Авторство в фольклоре хорошо известно русскоязычному миру с тех пор, как собиратели перешли от сюжетного обезличенного сбора (как у Афанасьева) к работе с профессиональными сказителями (как это делали в случае сказок Зеленин и Ончуков, а до них — Гильфердинг и др. записыватели былин). Если взглянуть на их случаи, то очевидно, что личный вклад каждого рассказчика очень велик, а принадлежность записей к фольклору обеспечивается: (а) устной фиксацией, (б) фиксацией вариантов той же сказки, былины, легенды от других информантов, и (в) положа руку на сердце — диалектным, региональным и т.п. специфичным языком записей.

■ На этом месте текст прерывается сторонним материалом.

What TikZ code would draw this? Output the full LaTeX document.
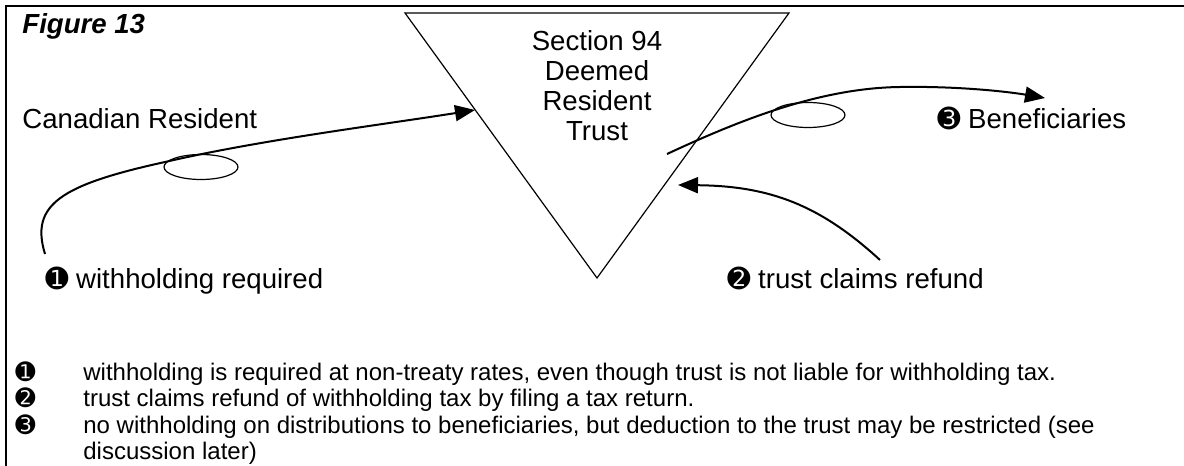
\documentclass[tikz,border=0pt]{standalone}
\usepackage{fontspec}
\setmainfont{Liberation Sans}
\newfontfamily\dingfont{DejaVu Sans}
\usetikzlibrary{arrows.meta}
\usetikzlibrary{shapes.geometric}

\newcommand{\numbul}[1]{{\dingfont #1}}

\begin{document}
\begin{tikzpicture}[x=0.5pt, y=-0.5pt,
  paths/.style={-{Triangle[length=10pt,width=8pt]}, line width=1pt},
  label/.style={inner sep=0, anchor=base west, font=\fontsize{13.8}{15}\selectfont},
  note/.style={inner sep=0, anchor=base west, font=\fontsize{12}{13.5}\selectfont},
  ring/.style={draw, ellipse, line width=0.6pt, minimum width=37pt, minimum height=12.5pt, inner sep=0}]

 \useasboundingbox (0,0) rectangle (1184,466);

 % frame
 \draw [line width=1pt] (6,466) -- (6,6) -- (1184,6);

 \node (figure) [label, font=\fontsize{13.8}{15}\selectfont\bfseries\itshape] at (22,33)
     {Figure 13};

 % the trust
 \coordinate (trust_left) at (405,13);
 \coordinate (trust_right) at (789,13);
 \coordinate (trust_tip) at (597,278);
 \draw [line width=0.6pt] (trust_left) -- (trust_right) -- (trust_tip) -- cycle;

 \node (trust) [inner sep=0, anchor=north, align=center, font=\fontsize{13.8}{15}\selectfont] at (597,30)
     {Section 94\\Deemed\\Resident\\Trust};

 \node (resident) [label] at (22,128)
     {Canadian Resident};

 \node (withholding) [label] at (45,288)
     {\numbul{➊} withholding required};

 \node (refund) [label] at (727,288)
     {\numbul{➋} trust claims refund};

 \node (beneficiaries) [label] at (937,128)
     {\numbul{➌} Beneficiaries};

 \node (ring_1) [ring] at (201,167) {};
 \node (ring_2) [ring] at (808,115) {};

 \coordinate (resident_start) at (45,254);
 \coordinate (resident_end) at (475,110);
 \coordinate (payout_start) at (667,154);
 \coordinate (payout_end) at (1045,98);
 \coordinate (refund_start) at (880,260);
 \coordinate (refund_end) at (678,185);

 \draw [paths] (resident_start) .. controls (30,205) and (60,185) .. (165,162)
     .. controls (260,140) and (380,125) .. (resident_end);
 \draw [paths] (payout_start) .. controls (740,120) and (820,88) .. (900,87)
     .. controls (960,86) and (1010,92) .. (payout_end);
 \draw [paths] (refund_start) .. controls (820,205) and (770,186) .. (refund_end);

 % notes
 \node (note_1_mark) [note, anchor=base] at (25.5,380) {\numbul{➊}};
 \node (note_1) [note] at (83,380)
     {withholding is required at non-treaty rates, even though trust is not liable for withholding tax.};
 \node (note_2_mark) [note, anchor=base] at (25.5,406) {\numbul{➋}};
 \node (note_2) [note] at (83,406)
     {trust claims refund of withholding tax by filing a tax return.};
 \node (note_3_mark) [note, anchor=base] at (25.5,433) {\numbul{➌}};
 \node (note_3) [note] at (83,433)
     {no withholding on distributions to beneficiaries, but deduction to the trust may be restricted (see};
 \node (note_3_more) [note] at (83,459)
     {discussion later)};

\end{tikzpicture}
\end{document}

И в том числе нельзя не замечать и авторского вклада самого собирателя в конечный результат. Напомню, что еще после выхода первых томов «Русских народных сказок» Афанасьева возникла дискуссия о правомерности редактуры полевых материалов. Очевидно, что вклад Афанасьева как редактора и издателя записей очень велик: он перерабатывал язык, но также и редактировал структуру текстов, приближая их к своему пониманию жанрового деления, благодаря чему получились чистые образцы волшебной сказки. Позднейшие издания, построенные на максимально точной записи слов рассказчика, показывают значительные отличия от трехтомника Афанасьева (в частности, сильную смешанность жанров), — однако, никто не оспаривает подлинности последнего. Между тем, очевидно, что при любом подходе роль собирателя-фольклориста, — да и любого собирателя — в формировании текстов, выходящих из печати, — очень велика: он выбирает рассказчика, темы, во многих случаях он определяет начало и конец нарратива.

По этой шкале я считаю работу Соловьева ближе к фольклору, чем к подделке. Мне проще понимать книгу «Ленин в творчестве народов Востока» как литературную обработку большей или меньшей степени полевых записей, собранных самим Соловьевым, нежели считать, что в какой-то комнате он выдумывал имена, названия селений, диковинные сюжеты, а потом приписывал их другим. Если учесть, что «Ленин в творчестве народов Востока» — это передача литературным русским языком текстов, гипотетически исполнявшихся на диалектах других языков и записанных с точностью, ограниченной додиктофонной эпохой и языковой компетенцией собирателя (не говоря уж о его навыках полевой записи), то это закончит картину. Такая картина сложна, многогранна и, понятно, что в бытовом мемуаре, и в литературных письменных его отражениях передать ее затруднительно. Поэтому мне представляется, что мемуаристы, далекие от таких тонкостей, упрощали сюжет в меру своего разумения до более простой, выразительной и фабулярной байки. Очевидно также, что версия выдумки, розыгрыша нельзя как лучше соответствовала репутации Соловьева, как автора дилогии о хитрецах, пройдохах и перевоплотителях.

Наконец замечу, что в русской традиции под фольклором принято понимать устойчивые многократно воспроизводимые песни либо устные рассказы, и собирательство направлено на накопление вариантов; речевая импровизация в рамках русского фольклора, насколько мне известно, не изучалась. Между тем, Соловьев выделяет в своей книге импровизации в особый раздел, да и в остальных разделах никак не ссылается на устойчивость репертуара (т.е. подходит к материалам скорее как писатель или журналист, каким он на тот момент и был, чем как собиратель). В этом случае и здесь мы имеем нечто подобное пату — отсутствие сходных материалов в собраниях позднейших полевых исследователей никак не свидетельствовало бы, с моей точки зрения, о фальшивости материалов Соловьева. Думаю, что он прекрасно понимал текучий характер своего поля и потому описанная мемуаристом ситуация, в которой Соловьев будто бы испугался проверочной экспедиции, — и она представляется сочиненной либо преувеличенной.

(Не вижу смысла разворачивать здесь аргументацию в пользу фольклорной опытности Соловьева — в общих чертах его компетентность, полагаю, понятна, а в частностях — ждет своего исследователя.)